Biometric privacy lawsuits make “judicial hellholes” and Facebook Supreme Court hearing top concern

The Biometric Information Privacy Act (BIPA) of Illinois continues to make waves, with several cases winding their way through the courts and various stakeholder groups critiquing and observing the various proceedings.
An editorial in The National Law Review suggests that BIPA, as interpreted by the courts, may be sacrificing security for unreasonable fear of an unlikely dystopia. While acknowledging the rationality of Illinois and other states attempting to regulate the use of biometrics, the article penned by Theodore F. Claypoole of Womble Bond Dickinson points out that fears about biometric data theft and spoofing may be rooted in the technology’s past, rather than its present.
“The field of biometrics may scare some people, but it is a natural outgrowth of how humans have always told each other apart,” he argues. “If limit its use for critical security, we are likely to suffer from the decision.”
The acceptance of BIPA plaintiff’s arguments for so-called “no-injury class action lawsuits” has contributed to three Illinois counties being labelled “judicial hellholes” by the American Tort Reform Association (ATRA), local outlet WJBC reports.
Cook, Madison, and St. Clair Counties are named among the top ten jurisdictions for actions such as “frivolous lawsuits concerning the Biometric Information Privacy Act to proceed.” ATRA President Tiger Joyce said the legislature has pursued an agenda of expanding liability in 2019. Illinois Trial Lawyers Association President Antonio M. Romanucci called the report “deceptively titled,” and part of an “ongoing campaign to deny access to the court system that our tax dollars fund.”
“ATRA’s annual publicity stunt demeans the U.S. Constitution and attacks citizens’ Seventh Amendment right to trial by jury,” he continued.
The number of civil lawsuits in the state has declined by 47 percent since 2010, according to Romanucci. Joyce claims the total cost of judicial hellholes includes more than 81,000 jobs and $5 billion in personal income in 2018.
Bloomberg Law Senior Legal Editor Daniel R. Stoller tabs the approaching Supreme Court decision in Facebook’s BIPA case as a top lawsuit to watch in the year ahead.
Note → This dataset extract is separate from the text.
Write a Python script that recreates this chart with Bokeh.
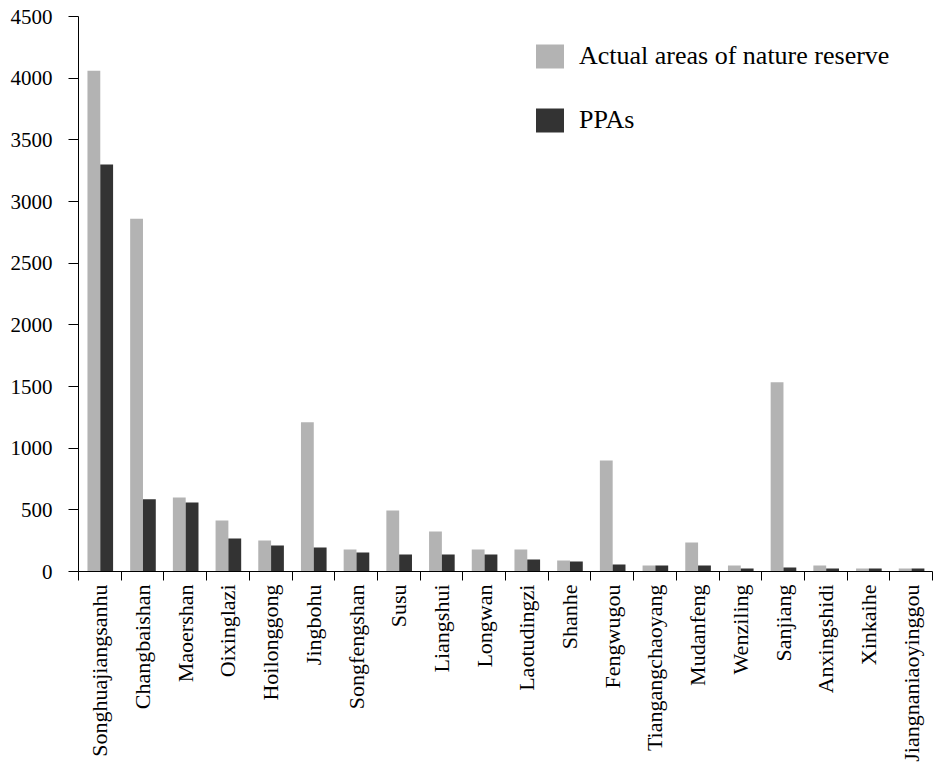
import math
from bokeh.plotting import figure
from bokeh.models import (ColumnDataSource, Range1d, FixedTicker, SingleIntervalTicker,
                          Legend, LegendItem)
from bokeh.transform import dodge
from bokeh.embed import file_html
from bokeh.resources import INLINE

reserves = ["Songhuajiangsanhu", "Changbaishan", "Maoershan", "Oixinglazi", "Hoilonggong",
            "Jingbohu", "Songfengshan", "Susu", "Liangshui", "Longwan", "Laotudingzi",
            "Shanhe", "Fengwugou", "Tiangangchaoyang", "Mudanfeng", "Wenziling",
            "Sanjiang", "Anxingshidi", "Xinkaihe", "Jiangnaniaoyinggou"]
actual_areas = [4060, 2860, 600, 413, 251, 1210, 178, 494, 324, 178, 178, 89, 900, 49,
                235, 49, 1535, 49, 24, 24]
ppas = [3300, 585, 560, 267, 211, 194, 154, 138, 138, 138, 97, 81, 57, 49, 49, 24, 32,
        24, 24, 24]
y_ticks_interval = 500

idx = list(range(len(reserves)))
src = ColumnDataSource(data=dict(i=idx, actual=actual_areas, ppas=ppas))

FONT = "Liberation Serif"

p = figure(width=934, height=764, x_range=Range1d(-0.5, len(reserves) - 0.5),
           y_range=Range1d(0, 4500), output_backend="svg", toolbar_location=None,
           min_border_left=78, min_border_right=2, min_border_top=16,
           min_border_bottom=193)
p.outline_line_color = None
p.grid.visible = False
p.background_fill_color = "white"

r1 = p.vbar(x=dodge("i", -0.14, range=p.x_range), top="actual", width=0.3, bottom=0,
            source=src, fill_color="#b3b3b3", line_color=None)
r2 = p.vbar(x=dodge("i", 0.16, range=p.x_range), top="ppas", width=0.3, bottom=0,
            source=src, fill_color="#333333", line_color=None)

# x axis
xa = p.xaxis[0]
xa.ticker = FixedTicker(ticks=idx, minor_ticks=[i - 0.5 for i in range(len(reserves) + 1)])
xa.major_label_overrides = {i: n for i, n in zip(idx, reserves)}
xa.major_label_orientation = math.pi / 2
xa.major_tick_line_color = None
xa.major_tick_out = 9
xa.major_tick_in = 0
xa.minor_tick_out = 9
xa.minor_tick_in = 0
xa.minor_tick_line_color = "black"
xa.minor_tick_line_width = 1
xa.major_label_standoff = 4
xa.axis_line_color = "black"
xa.major_label_text_font = FONT
xa.major_label_text_font_size = "22px"
xa.major_label_text_color = "black"

# y axis
ya = p.yaxis[0]
ya.ticker = SingleIntervalTicker(interval=y_ticks_interval, num_minor_ticks=0)
ya.major_tick_out = 10
ya.major_tick_in = 0
ya.minor_tick_line_color = None
ya.major_tick_line_color = "black"
ya.axis_line_color = "black"
ya.major_label_standoff = 16
ya.major_label_text_font = FONT
ya.major_label_text_font_size = "21px"
ya.major_label_text_color = "black"

legend = Legend(items=[LegendItem(label="Actual areas of nature reserve", renderers=[r1]),
                       LegendItem(label="PPAs", renderers=[r2])],
                location=(454, 436), padding=0, margin=0, spacing=34,
                glyph_width=35, glyph_height=30, label_standoff=12,
                label_text_font=FONT, label_text_font_size="26px",
                label_text_color="black", border_line_color=None,
                background_fill_alpha=0)
p.add_layout(legend)

open("out.html", "w").write(file_html(p, INLINE))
The article quotes privacy and litigation partner Amanda Fitzsimmons of DLA Piper as saying 2020 “is expected to be a big year in federal privacy and data breach litigation.”
She also suggests that the high potential damages in Facebook’s case may make the top court more likely to intervene. If it does not, tech companies may pursue federal district and appeals court rulings on standing in 2020, academics and privacy attorneys say. Business may also try to move litigation out of the Northern District of California, for example, to seek more sympathetic venues.
Matthew T. Hays of Dykema Gossett PLLC reviews the defense strategies of technology defendants in BIPA cases for Lexology, and notes that the interpretation of the law in the courts has tended to maximize its scope, even as it relates to technologies and arguments that did not exist when it was passed in 2008.
Google argument criticized as cases move forward
An Illinois consumers’ group has told a state court judge not to accept Google’s arguments against certain allegations in a class, which the group says have been cherry-picked, while ignoring the others, Law360 reports.
Google claims voice recordings it makes for its Google Assistant software are not considered biometric identifiers under BIPA, but the group replied that the claim ignores specific allegations that voice biometric identifiers are also collected by the tech giant.
The Illinois Workers’ Compensation Act’s (IWCA’s) exclusive remedy provision does not pre-empt BIPA, and therefore an allegation that Power Solutions International violated the usual informed consent requirements for its fingerprint timekeeping solution is proper, a Northern District of Illinois judge has ruled. Judge Jorge L. Alonso rejected the company’s bid to dismiss an employee’s suit, according to Bloomberg Law.
Bloomberg Law also reports that the disclosure of fingerprint data with a payroll vendor is not sufficient grounds for federal standing, a judge has ruled in the Northern District of Illinois. Judge Edmond E. Chang wrote that the disclosure does not represent a sufficient risk of future harm to grant standing, dismissing the case back to Will County Circuit Court, its original venue.
Vimeo says any complaints about its Magisto app are only eligible for arbitration, and only on a case by case basis, the company says in a filing with the Northern District of Illinois, MediaPost reports. Magisto was purchased by Vimeo in April, and allegedly uses facial biometrics without meeting BIPA’s requirements, but Vimeo says it rather uses machine learning for object identification. The article points out that arbitrating individually can be prohibitively expensive, compared to pursuing collective damages in court.